● WHAT THE EXERCISE ASKS
Single out the lines of the material that contain "code" and copy them.

● RECORDS FOR THE EXERCISE
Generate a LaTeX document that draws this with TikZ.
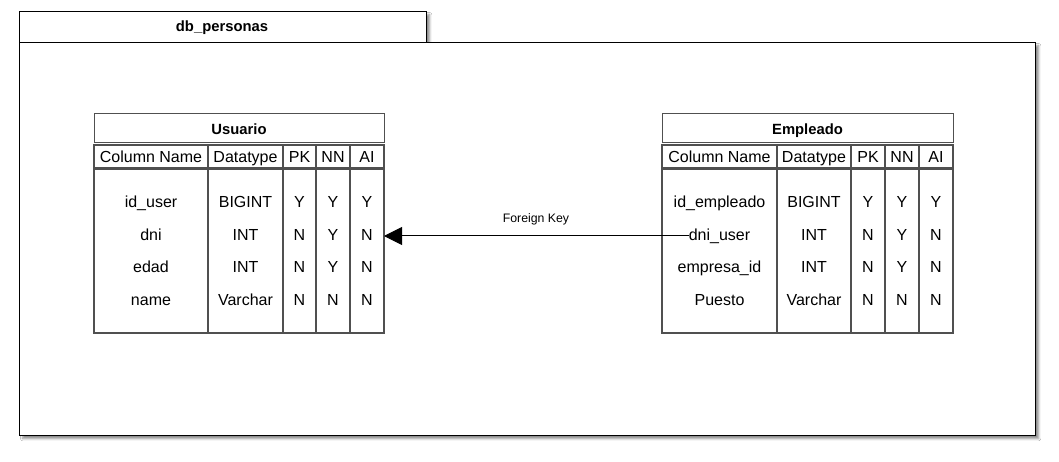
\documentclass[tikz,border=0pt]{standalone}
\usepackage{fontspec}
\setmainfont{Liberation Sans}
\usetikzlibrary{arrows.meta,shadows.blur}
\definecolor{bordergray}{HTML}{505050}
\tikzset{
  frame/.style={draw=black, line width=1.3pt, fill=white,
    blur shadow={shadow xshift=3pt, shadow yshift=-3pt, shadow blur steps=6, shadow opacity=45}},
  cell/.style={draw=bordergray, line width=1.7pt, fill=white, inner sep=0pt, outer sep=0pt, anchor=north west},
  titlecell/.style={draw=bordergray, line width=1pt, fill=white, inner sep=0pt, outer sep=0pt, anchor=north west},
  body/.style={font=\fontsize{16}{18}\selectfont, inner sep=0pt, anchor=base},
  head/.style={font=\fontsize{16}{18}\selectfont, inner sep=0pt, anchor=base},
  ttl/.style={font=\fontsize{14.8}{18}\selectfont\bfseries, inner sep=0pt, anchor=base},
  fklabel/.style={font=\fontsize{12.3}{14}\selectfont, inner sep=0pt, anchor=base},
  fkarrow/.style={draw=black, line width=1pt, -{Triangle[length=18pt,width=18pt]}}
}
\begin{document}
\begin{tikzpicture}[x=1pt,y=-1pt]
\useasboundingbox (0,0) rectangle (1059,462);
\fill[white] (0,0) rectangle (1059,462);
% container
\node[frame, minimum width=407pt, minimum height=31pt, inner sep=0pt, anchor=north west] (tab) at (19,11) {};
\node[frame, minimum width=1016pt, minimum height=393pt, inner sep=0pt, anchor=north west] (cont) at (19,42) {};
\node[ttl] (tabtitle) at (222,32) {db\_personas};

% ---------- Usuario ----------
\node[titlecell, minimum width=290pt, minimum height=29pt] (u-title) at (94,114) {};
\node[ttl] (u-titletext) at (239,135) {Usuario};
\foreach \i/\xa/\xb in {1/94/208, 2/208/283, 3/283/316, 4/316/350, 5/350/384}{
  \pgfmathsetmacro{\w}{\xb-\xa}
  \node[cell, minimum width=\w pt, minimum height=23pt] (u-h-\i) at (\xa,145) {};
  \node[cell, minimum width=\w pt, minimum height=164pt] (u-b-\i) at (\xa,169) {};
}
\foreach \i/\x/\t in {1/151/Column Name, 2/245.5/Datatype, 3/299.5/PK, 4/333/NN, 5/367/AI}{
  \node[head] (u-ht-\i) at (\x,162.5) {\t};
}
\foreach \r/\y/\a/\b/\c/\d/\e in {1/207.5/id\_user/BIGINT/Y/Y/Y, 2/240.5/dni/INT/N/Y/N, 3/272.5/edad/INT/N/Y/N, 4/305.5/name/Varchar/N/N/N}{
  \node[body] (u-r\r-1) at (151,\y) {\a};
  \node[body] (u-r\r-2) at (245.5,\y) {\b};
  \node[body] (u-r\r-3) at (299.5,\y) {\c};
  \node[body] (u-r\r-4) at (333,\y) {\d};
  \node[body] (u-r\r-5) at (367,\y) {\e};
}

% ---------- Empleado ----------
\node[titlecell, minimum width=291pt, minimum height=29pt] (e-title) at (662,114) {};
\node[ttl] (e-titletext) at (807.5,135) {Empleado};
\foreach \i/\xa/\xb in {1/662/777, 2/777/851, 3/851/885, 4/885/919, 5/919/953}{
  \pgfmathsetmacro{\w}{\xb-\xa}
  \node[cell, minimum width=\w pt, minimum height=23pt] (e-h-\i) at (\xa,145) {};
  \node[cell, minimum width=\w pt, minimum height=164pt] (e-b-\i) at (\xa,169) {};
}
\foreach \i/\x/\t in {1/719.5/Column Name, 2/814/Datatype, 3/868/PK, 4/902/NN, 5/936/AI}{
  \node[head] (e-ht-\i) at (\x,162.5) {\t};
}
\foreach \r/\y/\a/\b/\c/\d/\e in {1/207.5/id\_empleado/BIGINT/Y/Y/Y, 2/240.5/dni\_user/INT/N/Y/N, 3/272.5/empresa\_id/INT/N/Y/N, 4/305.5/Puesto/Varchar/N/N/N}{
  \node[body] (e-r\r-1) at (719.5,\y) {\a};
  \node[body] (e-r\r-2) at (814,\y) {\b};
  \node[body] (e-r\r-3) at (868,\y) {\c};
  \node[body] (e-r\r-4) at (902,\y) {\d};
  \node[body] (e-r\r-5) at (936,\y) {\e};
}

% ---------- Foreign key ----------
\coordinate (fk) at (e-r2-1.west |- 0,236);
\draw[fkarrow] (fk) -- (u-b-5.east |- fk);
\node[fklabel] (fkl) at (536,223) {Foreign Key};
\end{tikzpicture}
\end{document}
==
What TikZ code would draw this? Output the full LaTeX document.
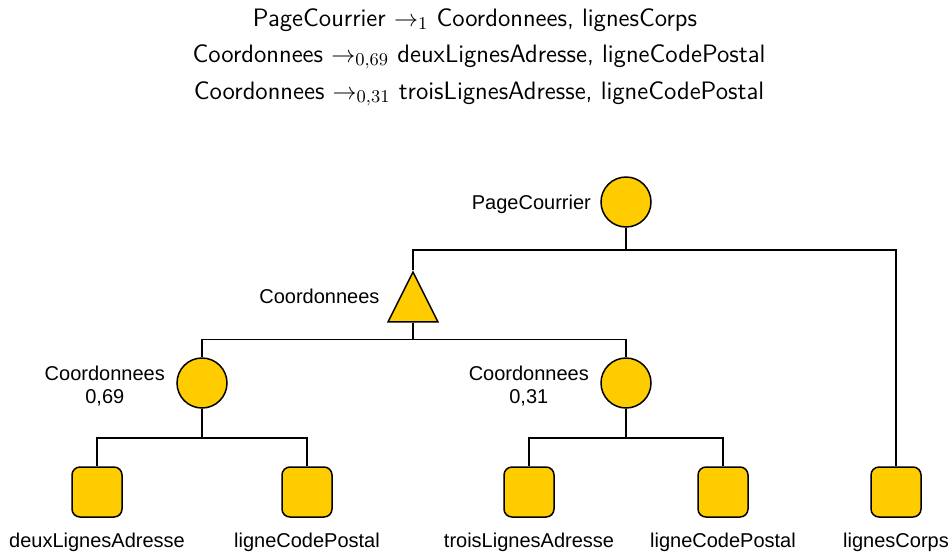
* * *
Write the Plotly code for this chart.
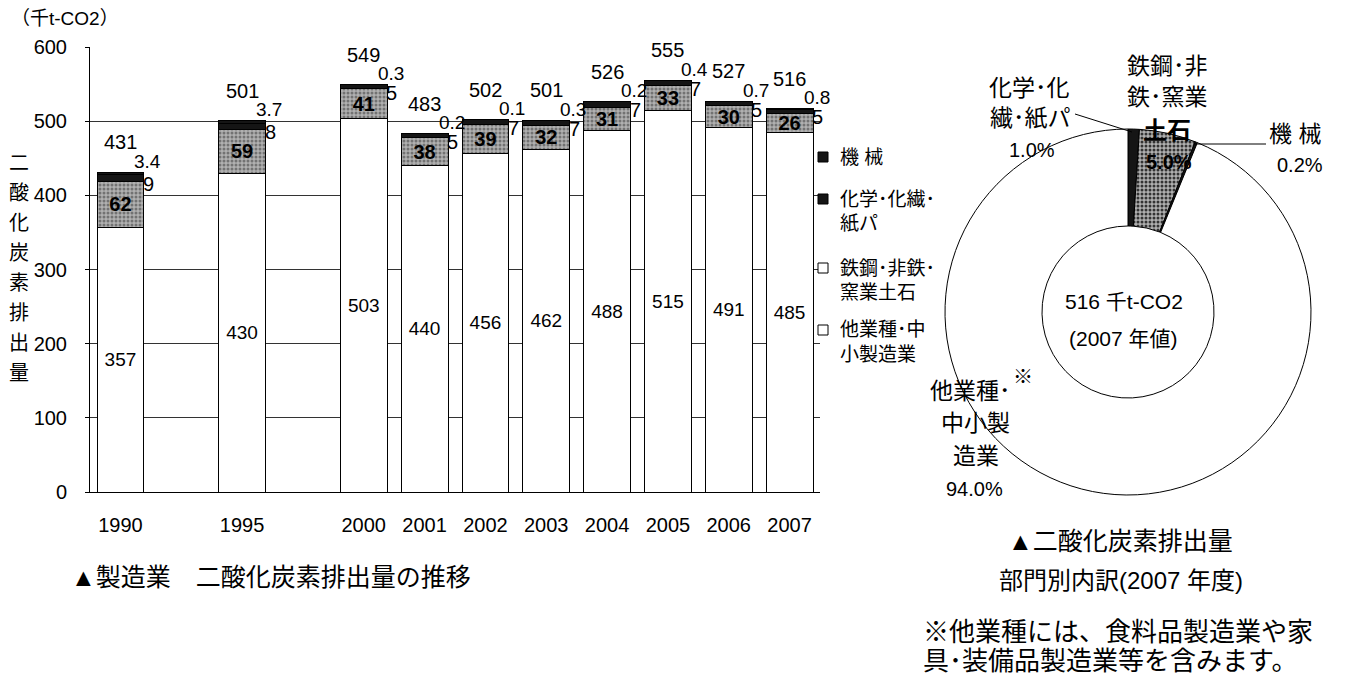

● FINISHED TASK
What TikZ code would draw this? Output the full LaTeX document.
Write the Plotly code for this chart.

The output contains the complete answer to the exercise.